Banks That Could Benefit the Most from Rising Interest Rates

03/15/2016 10:25 am EST

Focus: STOCKS

Michael Berger

President & Founder, Technical420.com

Many investors are currently wondering which banks are likely to benefit the most from rising interest rates, so Michael Berger, of Technical420.com, shares the names of five banks he expects to and why.

Last week, the European Central Bank’s (ECB) Governing Council pulled out all the stops to avoid a potentially dangerous deflation-trap by easing monetary policy on a number of fronts.

Despite significant criticism from Germany, the ECB cut its main interest rate to 0% from 0.05%; the interest rate on the deposit facility was cut to -0.4% from -0.3%; and the interest rate on the marginal lending facility was cut to 0.25% from 0.3%.

ECB Also Expands QE Program

The ECB also expanded its quantitative easing program from 60 billion euros to 80 billion euros a month starting in April and it now includes investment grade euro-denominated corporate bonds.

The central bank also initiated a new series of four targeted long term refinancing operations (each has a 4-year maturity) which pays banks to lend money. The program will start in June and borrowing conditions can be as low as the interest rate on the deposit facility.

The global market saw a negative initial reaction to this announcement but it had fully recovered by Friday. We believe that the recovery was driven by a potential agreement to not enter into a competitive devaluation game at the G-20 meeting last week.

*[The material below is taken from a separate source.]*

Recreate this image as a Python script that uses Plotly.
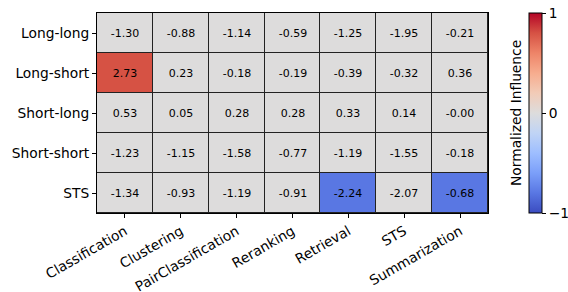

Bank of Japan Does Not Add to Stimulus

This morning, the Bank of Japan (BOJ) announced no change to its record monetary stimulus as policy makers gauge the impact of the negative interest-rate strategy which was adopted in January.

The big difference between the actions taken by the BOJ and ECB can be found when you read into the statements made following the banks’ respective announcements.

After the ECB made its announcement, ECB President Mario Draghi said they do not plan on decreasing rates any further. This differs from BOJ Governor Haruhiko Kuroda who said it will utilize its arsenal of monetary easing tools if necessary.

All Eyes on FOMC

The Federal Reserve is universally expected to keep short-term interest rates on hold and the wording of the policy statement should be consistent with a cautiously optimistic outlook. Fed Chairman Janet Yellen should provide more detail on the economic outlook policy plans.

We expect Yellen to continue to stress that monetary policy will be data-dependent. In her press conference, Yellen will likely be given a chance to address a number of financial market concerns, such as the monetary policy impact on exchange rates, strong dollar, and the possibility of negative interest rates.

Invest in Banks Levered to Rates

We recommend that investors look for banks that offer a differentiated product or are focused on a niche sector that can grow faster than the industry. Investors should continue to own banks that are seasoned acquirers and can use their currency advantage to drive EPS growth. Also, look for banks that create value for shareholders through M&A, stock buybacks, and dividend hikes.

We expect to see small- to mid-cap banks outperform the banking industry due to lower regulatory costs, leverage to rate increases, and fewer revenue headwinds. Larger regional banks will face upward pressure on regulatory and technology costs as well as revenue headwinds due to the inability to improve profitability without higher rates.

So the real question many investors are asking themselves is, which banks are most likely to benefit from rising interest rates? The companies we expect to benefit the most are SVB Financial (SIVB), Bank of America (BAC), Bank of the Ozarks, Inc. (OZRK), Wintrust Financial (WTFC), and BofI Holding, Inc. (BOFI).